Yes, I said.  Then those loud thoughts in my mind chanted.  Don’t ask. Don’t ask. Don’t ask.

Several years ago, my husband and I bought some life insurance policies; a nurse came to our house to take some vials of blood and took our family history.

How did your father die?  She asked.

He died of a gunshot wound to the head, I said. My answer tumbled out of my mouth full of anger. She looked like I had slapped her.
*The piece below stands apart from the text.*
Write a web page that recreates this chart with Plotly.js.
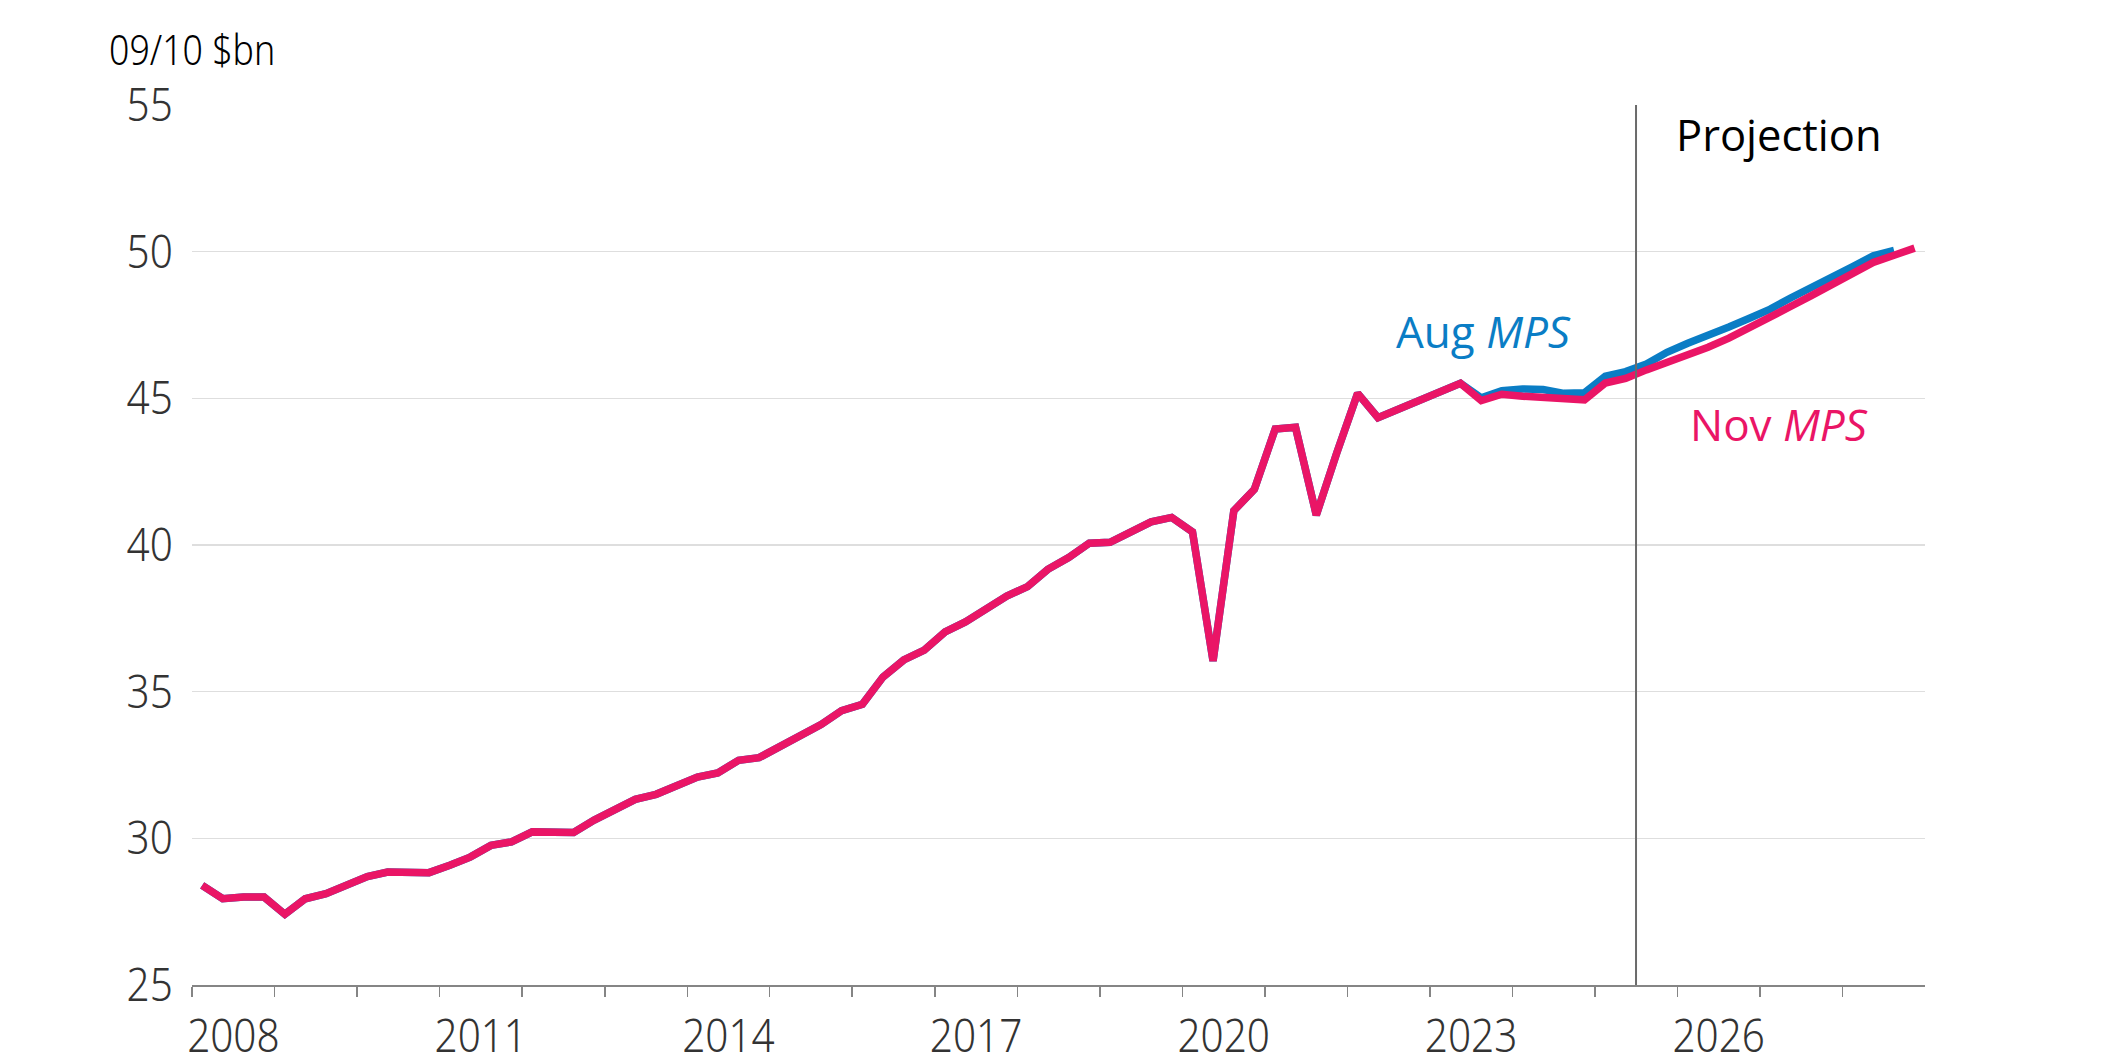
<!DOCTYPE html>
<html>
<head>
<meta charset="utf-8">
<script src="https://cdn.plot.ly/plotly-3.0.1.min.js"></script>
<style>
  html, body { margin: 0; padding: 0; background: #ffffff; }
  #chart { width: 2116px; height: 1059px; }
  /* narrow unit label */
  #chart .annotation[data-index="0"] text {
    transform-box: fill-box; transform-origin: left center; transform: scaleX(0.85);
  }
</style>
</head>
<body>
<div id="chart"></div>
<script>
// Quarterly series, 09/10 $bn. Quarters run from 2008 Q1.
const firstYear = 2008;

// Outturns common to both forecast rounds (2008 Q1 – 2023 Q2)
const sharedHistory = [
  28.40, 27.94, 28.00, 28.00, 27.41, 27.94, 28.11, 28.42,
  28.70, 28.85, 28.85, 28.83, 29.08, 29.36, 29.76, 29.88,
  30.22, 30.20, 30.20, 30.62, 30.98, 31.33, 31.50, 31.79,
  32.09, 32.23, 32.66, 32.75, 33.14, 33.48, 33.88, 34.35,
  34.57, 35.50, 36.08, 36.42, 37.04, 37.38, 37.80, 38.26,
  38.58, 39.17, 39.57, 40.06, 40.09, 40.45, 40.79, 40.94,
  40.45, 36.05, 41.17, 41.90, 43.95, 44.01, 41.02, 43.15,
  45.17, 44.34, 44.63, 44.91, 45.19, 45.51
];

// August MPS: 2023 Q3 – 2028 Q3
const augRecent = [
  45.02, 45.26, 45.32, 45.30, 45.17, 45.19, 45.75, 45.91,
  46.17, 46.57, 46.88, 47.13, 47.43, 47.73, 48.04, 48.42,
  48.76, 49.15, 49.49, 49.86, 50.04
];

// November MPS: 2023 Q3 – 2028 Q4
const novRecent = [
  44.92, 45.14, 45.07, 45.04, 44.95, 44.95, 45.52, 45.68,
  45.97, 46.22, 46.48, 46.74, 47.05, 47.43, 47.79, 48.13,
  48.50, 48.89, 49.27, 49.63, 49.88, 50.12
];

const augMPS = sharedHistory.concat(augRecent);
const novMPS = sharedHistory.concat(novRecent);

// Labelled years and axis settings
const labelYears = [2008, 2011, 2014, 2017, 2020, 2023, 2026];
const yTicks = [25, 30, 35, 40, 45, 50, 55];
const projectionStart = '2025-07-01';

const blue = '#0a7dc5';
const pink = '#ea1566';
const numberFont = '"Noto Sans", sans-serif';
const labelFont = '"Open Sans", "Noto Sans", sans-serif';

// Middle of each quarter, as a date string
function quarterDate(i) {
  const y = firstYear + Math.floor(i / 4);
  const mid = ['02-15', '05-16', '08-16', '11-15'][i % 4];
  return y + '-' + mid;
}
const datesFor = arr => arr.map((_, i) => quarterDate(i));

const yearStarts = [];
for (let y = firstYear; y <= 2028; y++) yearStarts.push(y + '-01-01');

const traces = [
  {
    x: datesFor(augMPS), y: augMPS, type: 'scatter', mode: 'lines',
    name: 'Aug MPS', line: { color: blue, width: 7.5, shape: 'linear' },
    hoverinfo: 'skip'
  },
  {
    x: datesFor(novMPS), y: novMPS, type: 'scatter', mode: 'lines',
    name: 'Nov MPS', line: { color: pink, width: 7.5, shape: 'linear' },
    hoverinfo: 'skip'
  }
];

const tickFont = { family: numberFont, size: 46, color: '#333333', weight: 300 };

const layout = {
  width: 2116, height: 1059,
  margin: { l: 192, r: 191, t: 105, b: 74, pad: 0 },
  paper_bgcolor: '#ffffff', plot_bgcolor: '#ffffff',
  showlegend: false,
  xaxis: {
    type: 'date',
    range: ['2008-01-01', '2028-12-31'],
    showgrid: false, zeroline: false,
    showline: true, linecolor: '#858585', linewidth: 2,
    tickmode: 'array',
    tickvals: labelYears.map(y => y + '-07-02'),
    ticktext: labelYears.map(String),
    ticks: 'outside', ticklen: 10, tickcolor: 'rgba(0,0,0,0)',
    tickfont: tickFont,
    minor: {
      tickmode: 'array', tickvals: yearStarts,
      ticks: 'outside', ticklen: 10, tickwidth: 1.5, tickcolor: '#858585',
      showgrid: false
    },
    fixedrange: true
  },
  yaxis: {
    range: [25, 55],
    tickmode: 'array', tickvals: yTicks,
    showgrid: true, gridcolor: '#dedede', gridwidth: 1.5,
    zeroline: false, showline: false,
    ticks: 'outside', ticklen: 9, tickcolor: 'rgba(0,0,0,0)',
    tickfont: tickFont,
    fixedrange: true
  },
  shapes: [
    {
      type: 'line', xref: 'x', yref: 'y',
      x0: projectionStart, x1: projectionStart, y0: 25, y1: 55,
      line: { color: '#6b6b6b', width: 2 }
    }
  ],
  annotations: [
    {
      text: '09/10 $bn', xref: 'paper', yref: 'paper',
      x: -0.049, y: 1.064, xanchor: 'left', yanchor: 'middle',
      showarrow: false, font: { family: numberFont, size: 42, color: '#000000', weight: 300 }
    },
    {
      text: 'Projection', xref: 'x', yref: 'y',
      x: '2027-03-25', y: 53.99, xanchor: 'center', yanchor: 'middle',
      showarrow: false, font: { family: labelFont, size: 43.5, color: '#000000' }
    },
    {
      text: 'Aug <i>MPS</i>', xref: 'x', yref: 'y',
      x: '2023-08-24', y: 47.31, xanchor: 'center', yanchor: 'middle',
      showarrow: false, font: { family: labelFont, size: 44, color: blue }
    },
    {
      text: 'Nov <i>MPS</i>', xref: 'x', yref: 'y',
      x: '2027-03-25', y: 44.14, xanchor: 'center', yanchor: 'middle',
      showarrow: false, font: { family: labelFont, size: 44, color: pink }
    }
  ]
};

// Narrow the axis numbers horizontally about their anchor point
function narrowTickLabels(gd) {
  gd.querySelectorAll('.xtick text, .ytick text').forEach(t => {
    if (t.dataset.narrowed) return;
    const ax = parseFloat(t.getAttribute('x')) || 0;
    const base = t.getAttribute('transform') || '';
    t.setAttribute('transform',
      base + ' translate(' + ax + ',0) scale(0.88,1) translate(' + (-ax) + ',0)');
    t.dataset.narrowed = '1';
  });
}

Plotly.newPlot('chart', traces, layout, { displayModeBar: false, staticPlot: true })
  .then(gd => narrowTickLabels(gd));
</script>
</body>
</html>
It’s been seventeen years since my father’s suicide, and those questions still bother me.  Some ask if he’s still alive and when I answer in a monotone no, they might ask how.  The answer sticks in my throat like someone’s stuffed cotton down it. I am just now realizing my anxiety comes from shame.  It’s one thing to feel shame; it’s another to realize I’m actually feeling shame.

Ahh, shame is slippery and is such a shitty feeling. It comes out sideways. I have wanted to blame others for making me feel shame.  Like that poor nurse.  You know.  How dare she ask me that question!  Or shame can stay inside and constipate.  I have pretended I’m fine and not let friends comfort me. Sometimes, I’ve had the insane thought that even God couldn’t comfort me.

Anyone who’s lost a loved one to suicide needs and deserves comfort not shame.